On les aurait pris pour les bandits ou des meurtriers, et c’est ce qu’ils étaient ! Ils assassinaient tous les gens qui étaient pris et qui n’avaient rien à leur donner. Parfois, ils laissaient partir des gens, puis ensuite, ils les rattrapaient et les étranglaient. Leurs vêtements étaient longs et précieux. Leurs chapeaux ronds portaient comme un bouton et ils avaient de grandes capuches à pointe qui étaient bien larges. Leur vaisselle et leurs gobelets étaient en argent. Mais les pauvres, eux, ils allaient pieds nus et mal vêtus . Et quand ils attrapaient de jeunes garçons, ils les gardaient auprès d’eux pour les servir. Chroniques de Koenigshoven La fin de la campagne du Sire de Coucy. Enguerrand ne s’intéresse pas aux villages alsaciens, il passe donc rapidement le Rhin pour attaquer les Autrichiens. Le Duc Léopold ne tient pas à se mesurer à une telle armée, il choisit, au début de l’hiver, la tactique de la terre brûlée. Les villages du Pays de Bade sont vidés de leurs réserves, le bétail est mis à l’abri, le fourrage est brûlé sur place. Les troupes d’Enguerrand avanceront jusqu’au Danube sont rencontrer la moindre résistance, mais sans pouvoir se ravitailler. La campagne d’ Enguerrand de Coucy tourne au désastre. L’ordre de repli est donné, mais les Villes Suisses, alliées de Bâle, entrent dans le conflit, et les français essuient revers sur revers. Ils sont assiégés dans un couvent, Frauenbrunn, qui est incendié par les Suisses. C’est la fin, Enguerrand a subi d’énormes pertes et doit se replier en Lorraine. Il rentre avec les débris de son armée et la confusion de son échec. ![]() C’est sans doute en pensant à cette chevauchée infructueuse qu’ Enguerrand de Coucy fondera quelques années plus tard l’Ordre de la Couronne, un ordre de chevalerie dont le symbole sera une couronne renversée. Image réaliste de son rêve autrichien.
Malgré
cette campagne calamiteuse, le Sire de Coucy reste un homme de guerre
reconnu à la cour de France. A la mort de Du
Guesclin,
le roi de France lui propose le poste de connétable.

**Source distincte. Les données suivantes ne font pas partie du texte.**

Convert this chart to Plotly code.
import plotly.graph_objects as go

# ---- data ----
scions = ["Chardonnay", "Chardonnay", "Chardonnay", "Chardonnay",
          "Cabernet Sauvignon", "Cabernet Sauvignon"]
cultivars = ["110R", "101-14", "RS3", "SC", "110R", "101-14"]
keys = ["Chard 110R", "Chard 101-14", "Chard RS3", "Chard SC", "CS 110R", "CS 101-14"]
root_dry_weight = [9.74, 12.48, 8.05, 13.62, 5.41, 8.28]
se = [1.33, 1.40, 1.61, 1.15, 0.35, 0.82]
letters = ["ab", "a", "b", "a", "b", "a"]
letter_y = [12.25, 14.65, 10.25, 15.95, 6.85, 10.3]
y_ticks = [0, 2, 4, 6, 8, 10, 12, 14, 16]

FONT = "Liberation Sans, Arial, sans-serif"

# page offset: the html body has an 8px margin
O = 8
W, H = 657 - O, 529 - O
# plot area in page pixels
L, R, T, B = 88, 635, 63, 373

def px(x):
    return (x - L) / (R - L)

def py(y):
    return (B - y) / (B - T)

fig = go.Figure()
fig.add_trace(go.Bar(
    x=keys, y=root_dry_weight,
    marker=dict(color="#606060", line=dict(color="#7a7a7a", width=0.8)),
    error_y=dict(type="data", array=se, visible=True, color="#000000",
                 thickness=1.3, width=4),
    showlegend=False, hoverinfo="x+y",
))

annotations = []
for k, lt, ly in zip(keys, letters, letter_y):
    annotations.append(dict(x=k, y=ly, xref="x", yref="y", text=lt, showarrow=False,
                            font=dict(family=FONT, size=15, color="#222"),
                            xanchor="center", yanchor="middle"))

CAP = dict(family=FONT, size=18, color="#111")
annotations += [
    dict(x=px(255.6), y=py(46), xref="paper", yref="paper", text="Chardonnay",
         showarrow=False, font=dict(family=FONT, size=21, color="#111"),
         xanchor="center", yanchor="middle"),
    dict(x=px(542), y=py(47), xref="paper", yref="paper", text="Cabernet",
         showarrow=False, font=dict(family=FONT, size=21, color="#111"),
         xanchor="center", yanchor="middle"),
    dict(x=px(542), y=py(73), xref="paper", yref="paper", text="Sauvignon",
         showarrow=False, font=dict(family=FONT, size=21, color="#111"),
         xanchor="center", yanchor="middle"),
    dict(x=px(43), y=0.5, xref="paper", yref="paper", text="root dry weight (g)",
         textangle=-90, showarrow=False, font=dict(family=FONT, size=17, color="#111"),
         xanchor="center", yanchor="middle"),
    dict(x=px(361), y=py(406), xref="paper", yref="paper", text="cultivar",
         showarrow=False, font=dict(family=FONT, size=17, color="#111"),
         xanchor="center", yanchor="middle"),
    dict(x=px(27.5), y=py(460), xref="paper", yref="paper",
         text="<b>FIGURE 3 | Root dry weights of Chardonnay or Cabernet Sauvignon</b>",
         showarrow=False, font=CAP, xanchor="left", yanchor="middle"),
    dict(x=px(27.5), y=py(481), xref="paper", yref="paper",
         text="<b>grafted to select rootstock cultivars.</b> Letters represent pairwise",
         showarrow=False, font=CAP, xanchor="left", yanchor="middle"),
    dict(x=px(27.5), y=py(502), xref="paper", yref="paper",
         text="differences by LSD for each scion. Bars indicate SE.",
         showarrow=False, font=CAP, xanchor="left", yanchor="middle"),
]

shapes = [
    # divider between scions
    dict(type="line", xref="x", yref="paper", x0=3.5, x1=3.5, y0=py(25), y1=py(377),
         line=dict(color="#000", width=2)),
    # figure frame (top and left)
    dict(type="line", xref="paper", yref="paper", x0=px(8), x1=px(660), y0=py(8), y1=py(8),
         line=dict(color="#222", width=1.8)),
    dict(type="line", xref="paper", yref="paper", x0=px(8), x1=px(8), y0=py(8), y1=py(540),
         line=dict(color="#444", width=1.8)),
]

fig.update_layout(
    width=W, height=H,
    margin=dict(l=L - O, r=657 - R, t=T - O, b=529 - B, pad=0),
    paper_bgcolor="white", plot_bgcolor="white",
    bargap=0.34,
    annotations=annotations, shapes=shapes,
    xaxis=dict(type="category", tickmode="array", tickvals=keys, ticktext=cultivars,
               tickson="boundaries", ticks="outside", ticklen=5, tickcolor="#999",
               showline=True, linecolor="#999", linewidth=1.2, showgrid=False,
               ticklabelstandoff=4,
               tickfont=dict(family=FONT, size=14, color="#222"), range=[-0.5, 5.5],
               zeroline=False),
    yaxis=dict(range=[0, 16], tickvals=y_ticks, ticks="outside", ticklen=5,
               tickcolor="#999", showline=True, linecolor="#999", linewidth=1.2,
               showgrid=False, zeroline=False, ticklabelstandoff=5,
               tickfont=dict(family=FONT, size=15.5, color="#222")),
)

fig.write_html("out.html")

Enguerrand décline l’offre au profit d’ Olivier
de Clisson.
Sans doute, son attachement à l’Angleterre… L’équipée d’ Enguerrand, vue de France Contemporain d’Enguerrand, Jean Froissart est le chroniqueur attitré de la cour de France. Dans les chapitres 386 et 388 de ses chroniques, Jean nous rapporte l’expédition du Sire de Coucy. Cette lecture est fort instructive, bien différente des textes alsaciens, autrichiens ou suisses. Voici les points qui nous ont marqués.

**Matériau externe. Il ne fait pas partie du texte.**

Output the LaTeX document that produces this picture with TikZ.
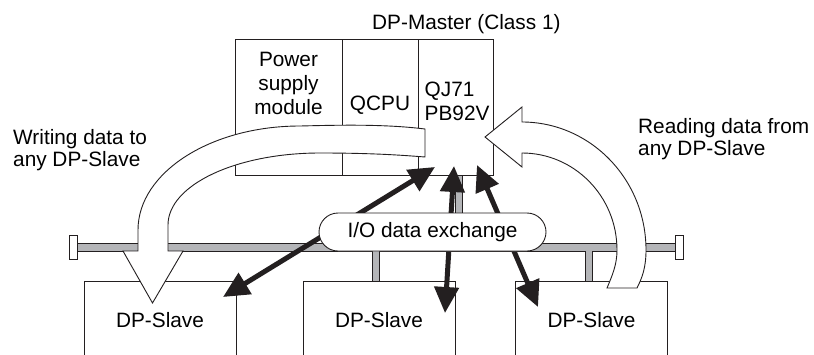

‘ Toutes fois au passer et à l’entrer en Aussay ils furent assez courtois ’. Les habitants de Wangen apprécieront !
'Et comment ! disent-ils, est telle chose la duché de Osteriche ? Le Sire de Coucy nous avoit donné à entendre que c’étoit l’un des gras pays du monde et nous le trouvons le plus povre : il nous a déçu laidement. Si nous étions de là cette rivière du Rhin, jamais nous le pourrions repasser que nous fussions tous morts et pris, et en la volonté des Allemands, qui sont gens sans pitié. Retournons, retournons en France, se sont mieux nos marches ; mal-de-hait ait qui ira plus avant !’
Le chroniqueur rapporte fidèlement le récit d’Enguerrand. Il ne semble pas connaître la défaite infligée par les Suisses et les Autrichiens aux Français au couvent de Frauenbrunn. Ou alors, en bon courtisan, le Sire Froissart préfère pêcher par omission.